Gone Girl, by Gillian Flynn. Crown (2012), 419 pages.

Flynn is a writer in the mystery and crime genres—two categories I almost never read. Her latest book, however, was described as a psychological portrait of a marriage—a plot I almost always want to read if it is done well. The usual superlatives: “brilliant,” “extraordinary,” “amazing,” etc., were strewn across the back cover, but there was something about the emotion in these blurbs that struck me as more than the customary, fawning quid pro quo. These authors sounded genuinely thrilled by Gone Girl.

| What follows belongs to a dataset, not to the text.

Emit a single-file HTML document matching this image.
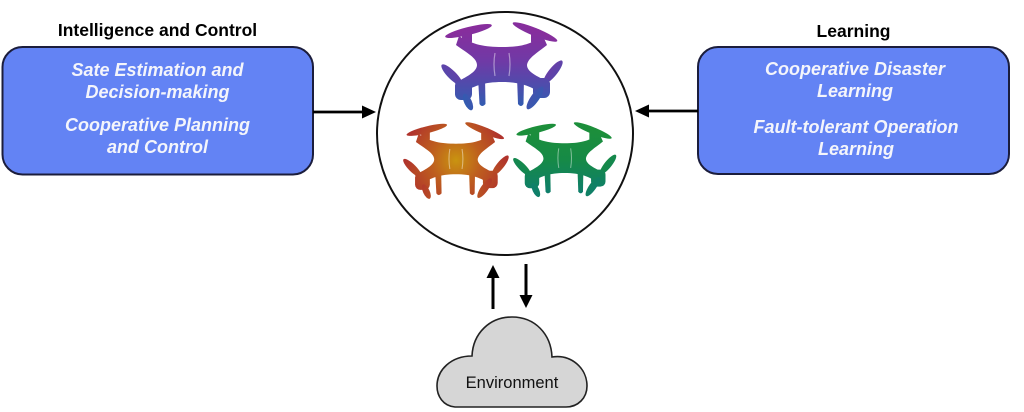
<!DOCTYPE html>
<html>
<head>
<meta charset="utf-8">
<style>
html,body{margin:0;padding:0;background:#fff;}
body{width:1024px;height:412px;overflow:hidden;}
svg{display:block;}
text{font-family:"Liberation Sans",Arial,sans-serif;}
</style>
</head>
<body>
<svg width="1024" height="412" viewBox="0 0 1024 412" xmlns="http://www.w3.org/2000/svg">
<defs>
  <linearGradient id="gP" gradientUnits="userSpaceOnUse" x1="0" y1="0" x2="0" y2="88">
    <stop offset="0" stop-color="#8d2a9a"/>
    <stop offset="0.45" stop-color="#6f3aa6"/>
    <stop offset="1" stop-color="#2c5fb2"/>
  </linearGradient>
  <radialGradient id="gO" gradientUnits="userSpaceOnUse" cx="62" cy="44" r="62">
    <stop offset="0" stop-color="#c99410"/>
    <stop offset="0.45" stop-color="#be5f1e"/>
    <stop offset="1" stop-color="#b0332c"/>
  </radialGradient>
  <linearGradient id="gG" gradientUnits="userSpaceOnUse" x1="0" y1="0" x2="0" y2="88">
    <stop offset="0" stop-color="#1e9038"/>
    <stop offset="0.5" stop-color="#168a46"/>
    <stop offset="1" stop-color="#0e7d70"/>
  </linearGradient>
  <g id="drone">
    <ellipse cx="28.5" cy="9" rx="24" ry="4" transform="rotate(-14 28.5 9)"/>
    <ellipse cx="95" cy="10" rx="24" ry="4" transform="rotate(22 95 10)"/>
    <rect x="22" y="7" width="10" height="16" rx="3.5"/>
    <rect x="91" y="7" width="10" height="16" rx="3.5"/>
    <path d="M19,14 C33,23 45,25 62,25 C79,25 90,23 103,14 L107,23 C97,31 88,36 87,43 C87,50 97,54 108,60 L102,72 C91,64 80,60 62,60 C44,60 33,64 21,72 L15,61 C26,55 37,50 37,43 C37,36 27,31 16,23 Z"/>
    <ellipse cx="12" cy="53" rx="14.5" ry="4.2" transform="rotate(45 12 53)"/>
    <ellipse cx="113" cy="50" rx="14.5" ry="4.2" transform="rotate(-51 113 50)"/>
    <rect x="15" y="58" width="17" height="20" rx="6"/>
    <rect x="93" y="56" width="17" height="20" rx="6"/>
    <ellipse cx="28" cy="80" rx="9" ry="3.8" transform="rotate(65 28 80)"/>
    <ellipse cx="95" cy="76" rx="13.5" ry="4.2" transform="rotate(-55 95 76)"/>
    <path d="M38,55 L45,55 L45.5,82 Q42,86 39.5,82 Z"/>
    <path d="M77,55 L84,55 L83.5,82 Q81,86 78,82 Z"/>
    <path d="M55,31 Q53,42 55,54 M69,31 Q71,42 69,54" fill="none" stroke="#ffffff" stroke-opacity="0.45" stroke-width="1.2"/>
  </g>
</defs>

<!-- Left box -->
<text x="157.5" y="36" text-anchor="middle" font-size="17.5" font-weight="bold" fill="#000">Intelligence and Control</text>
<rect x="2.5" y="47" width="310.5" height="127.5" rx="20" ry="20" fill="#6383f4" stroke="#1b1d3c" stroke-width="2"/>
<g font-size="18" font-weight="bold" font-style="italic" fill="#f4f5fb" text-anchor="middle">
  <text x="157.5" y="76">Sate Estimation and</text>
  <text x="157.5" y="98">Decision-making</text>
  <text x="157.5" y="131">Cooperative Planning</text>
  <text x="157.5" y="153">and Control</text>
</g>

<!-- Right box -->
<text x="853.5" y="37" text-anchor="middle" font-size="17.5" font-weight="bold" fill="#000">Learning</text>
<rect x="698" y="47" width="311" height="127" rx="20" ry="20" fill="#6383f4" stroke="#1b1d3c" stroke-width="2"/>
<g font-size="18" font-weight="bold" font-style="italic" fill="#f4f5fb" text-anchor="middle">
  <text x="855" y="75">Cooperative Disaster</text>
  <text x="855" y="97">Learning</text>
  <text x="856" y="133">Fault-tolerant Operation</text>
  <text x="856" y="155">Learning</text>
</g>

<!-- Arrows horizontal -->
<line x1="313" y1="112" x2="364" y2="112" stroke="#000" stroke-width="2.7"/>
<polygon points="376,112 362,105.5 362,118.5" fill="#000"/>
<line x1="698" y1="111" x2="647" y2="111" stroke="#000" stroke-width="2.7"/>
<polygon points="635,111 649,104.5 649,117.5" fill="#000"/>

<!-- Circle -->
<ellipse cx="505" cy="133.5" rx="128" ry="121.5" fill="#fff" stroke="#111" stroke-width="2"/>

<!-- Drones -->
<use href="#drone" fill="url(#gP)" transform="translate(440 22)"/>
<use href="#drone" fill="url(#gO)" transform="translate(402 122) scale(0.87)"/>
<use href="#drone" fill="url(#gG)" transform="translate(512 122) scale(0.85)"/>

<!-- Vertical arrows -->
<line x1="493" y1="309" x2="493" y2="276" stroke="#000" stroke-width="3"/>
<polygon points="493,265 486.5,278 499.5,278" fill="#000"/>
<line x1="526" y1="264" x2="526" y2="297" stroke="#000" stroke-width="3"/>
<polygon points="526,308 519.5,295 532.5,295" fill="#000"/>

<!-- Cloud -->
<path d="M455,407 C443,406 437,396 437,386 C437,370 451,356 472,356 C473,333 490,317 512,317 C535,317 551,334 552,357 C571,354 587,368 587,386 C587,398 578,407 566,407 Z" fill="#d6d6d6" stroke="#222" stroke-width="1.6"/>
<text x="512" y="388" text-anchor="middle" font-size="16.5" fill="#111">Environment</text>
</svg>
</body>
</html>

I was both surprised and delighted to find the book lived up to these reviews… for the first two-thirds. Unfortunately there is a reversal that takes place at this point that has the effect of undoing all of what the author had been so brilliantly building. Flynn has a real talent for portraying the detailed moment-by-moment psychological complexity behind her character’s thoughts and actions. Her ability to do this is what elevates the plot from what could, in other hands, have been an ordinary read-it-a-thousand-times piece of chick-lit.

It’s not the plot reversal itself that is the problem—the initial turn is actually genuinely shocking and delightful—but rather the way she takes it to such an extreme that the reader can no longer believe in the characters. It is as if we are watching one of Woody Allen’s finely-tuned character studies, let’s say, Interiors, and then half-way through it turns into an axe-murderer/slasher movie. The people in Interiors are simply not the same kinds of people who, seeing several decapitated bodies on the ground, decide to go outside in the dark to see what that strange sound was.

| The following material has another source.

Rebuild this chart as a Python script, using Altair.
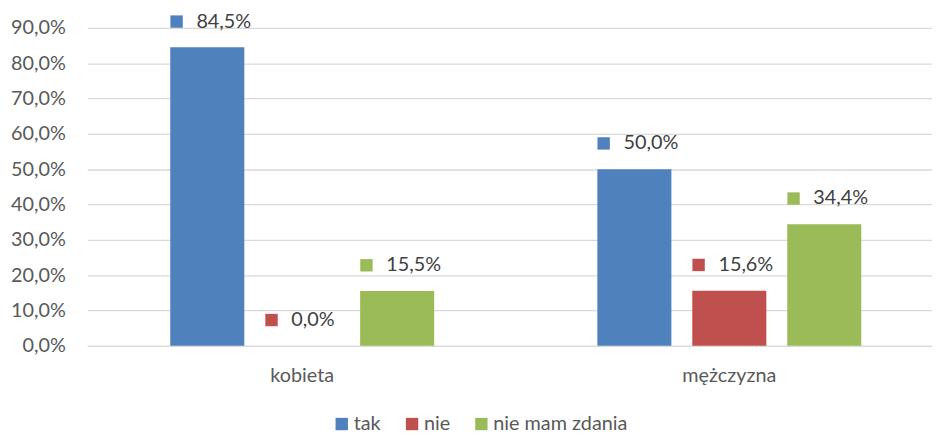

I have spoken with many readers who have complained about the very end of the book, the last fifty pages, when there is yet another reversal, as being unsatisfying and unrealistic. I think it falls apart much earlier than that. By the time that final, final ending comes, I’m not surprised at all because I lost faith in where the author was taking me long before.

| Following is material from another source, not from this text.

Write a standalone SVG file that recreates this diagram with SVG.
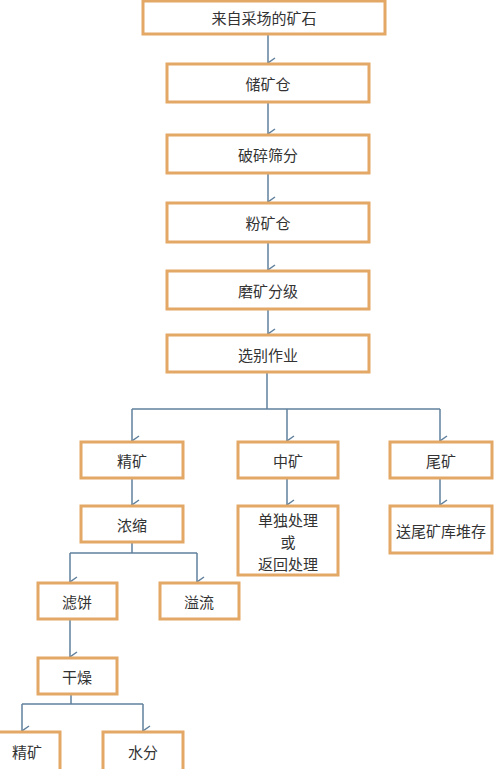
<svg xmlns="http://www.w3.org/2000/svg" width="500" height="769" viewBox="0 0 500 769">
<style>
.box{fill:#fff;stroke:#E3A766;stroke-width:3}
.t{font-family:"Noto Sans CJK SC","Noto Sans",sans-serif;font-size:15px;fill:#333;text-anchor:middle;dominant-baseline:central}
.c{fill:none;stroke:#61809C;stroke-width:1.5}
</style>
<defs>
<marker id="ah" viewBox="0 0 12 12" refX="6" refY="11" markerWidth="12" markerHeight="12" markerUnits="userSpaceOnUse" orient="auto-start-reverse">
<path d="M1,4 L6,11 L11,4" fill="none" stroke="#61809C" stroke-width="1.5"/>
</marker>
</defs>
<rect width="500" height="769" fill="#fff"/>
<g id="connectors">
<path class="c" d="M268,34 V63" marker-end="url(#ah)"/>
<path class="c" d="M268,102 V134" marker-end="url(#ah)"/>
<path class="c" d="M268,173 V202" marker-end="url(#ah)"/>
<path class="c" d="M268,242 V270" marker-end="url(#ah)"/>
<path class="c" d="M268,309 V334" marker-end="url(#ah)"/>
<path class="c" d="M267,372 V409"/>
<path class="c" d="M132,409 H440"/>
<path class="c" d="M132,409 V441" marker-end="url(#ah)"/>
<path class="c" d="M287,409 V441" marker-end="url(#ah)"/>
<path class="c" d="M440,409 V441" marker-end="url(#ah)"/>
<path class="c" d="M132,478 V505" marker-end="url(#ah)"/>
<path class="c" d="M287,478 V505" marker-end="url(#ah)"/>
<path class="c" d="M440,478 V505" marker-end="url(#ah)"/>
<path class="c" d="M132,542 V553"/>
<path class="c" d="M70,553 H197"/>
<path class="c" d="M70,553 V582" marker-end="url(#ah)"/>
<path class="c" d="M197,553 V582" marker-end="url(#ah)"/>
<path class="c" d="M70,619 V657" marker-end="url(#ah)"/>
<path class="c" d="M71,694 V704"/>
<path class="c" d="M22,704 H143"/>
<path class="c" d="M22,704 V731" marker-end="url(#ah)"/>
<path class="c" d="M143,704 V731" marker-end="url(#ah)"/>
</g>
<g id="n1"><rect class="box" x="143" y="1" width="242" height="33"/><text class="t" x="264" y="17">来自采场的矿石</text></g>
<g id="n2"><rect class="box" x="167" y="64" width="202" height="38"/><text class="t" x="268" y="83">储矿仓</text></g>
<g id="n3"><rect class="box" x="167" y="135" width="202" height="38"/><text class="t" x="268" y="154">破碎筛分</text></g>
<g id="n4"><rect class="box" x="167" y="203" width="202" height="39"/><text class="t" x="268" y="222">粉矿仓</text></g>
<g id="n5"><rect class="box" x="167" y="271" width="202" height="38"/><text class="t" x="268" y="290">磨矿分级</text></g>
<g id="n6"><rect class="box" x="167" y="335" width="202" height="37"/><text class="t" x="268" y="354">选别作业</text></g>
<g id="n7"><rect class="box" x="81" y="442" width="102" height="36"/><text class="t" x="132" y="460">精矿</text></g>
<g id="n8"><rect class="box" x="238" y="442" width="100" height="36"/><text class="t" x="288" y="460">中矿</text></g>
<g id="n9"><rect class="box" x="390" y="442" width="102" height="36"/><text class="t" x="441" y="460">尾矿</text></g>
<g id="n10"><rect class="box" x="81" y="506" width="102" height="36"/><text class="t" x="132" y="524">浓缩</text></g>
<g id="n11"><rect class="box" x="238" y="506" width="100" height="69"/><text class="t" x="288" y="519.5">单独处理</text><text class="t" x="288" y="541.5">或</text><text class="t" x="288" y="563.5">返回处理</text></g>
<g id="n12"><rect class="box" x="390" y="506" width="102" height="47"/><text class="t" x="441" y="530">送尾矿库堆存</text></g>
<g id="n13"><rect class="box" x="38" y="583" width="79" height="36"/><text class="t" x="77" y="601">滤饼</text></g>
<g id="n14"><rect class="box" x="160" y="583" width="79" height="36"/><text class="t" x="199" y="601">溢流</text></g>
<g id="n15"><rect class="box" x="38" y="658" width="79" height="36"/><text class="t" x="77" y="676">干燥</text></g>
<g id="n16"><rect class="box" x="-2" y="732" width="62" height="40"/><text class="t" x="27" y="751">精矿</text></g>
<g id="n17"><rect class="box" x="103" y="732" width="80" height="40"/><text class="t" x="143" y="751">水分</text></g>
</svg>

This is a review that is painful to write because Flynn is so good at a particular sort of thinking and writing that is not easy to find in fiction. To see her choose to make a one hundred and eighty degree turn into the thriller category, and in doing so reduce her well-thought out characters to two-dimensional cartoons causes me some real anquish.

EXCERPT:
Maureen, the tristate’s hardies cancer patient, introduces me to all her friends the same way you’d show off a slightly dangerous new pet: “This is Nicks wife, Amy, who was born and raised in New York City.” And her friends, plump and welcoming, immediately suffer some strange Tourettesian episode: They repeat the words—New York City!— with clasped hands and say something that defies response: That must have been neat. Or, in reedy voices, they sing “New York, New York,” rocking side to side with tiny jazz hands. Maureen’s friend from the shoe store, Barb, drawls “Nue York Ceety! Get a rope,” and when I squint at her in confusion, she says, “Oh, it’s from that old salsa commercial!” and when I still fail to connect, she blushes, puts a hand on my arm, and says, “I wouldn’t really hang you.”

Ultimately, everyone trails off into giggles and confesses they’ve never been to New York. Or that they’ve been—once—and didn’t care for it much. Then I say something like: You’d like it or It’s definitely not for everyone or Mmm, because I’ve run out of things to say.

“Be friendly, Amy,” Nick spits into my ear when we’re refilling drinks in the kitchen (midwesterners love two liter of soda, always two liters, and you pour them into big red plastic Solo cups, always).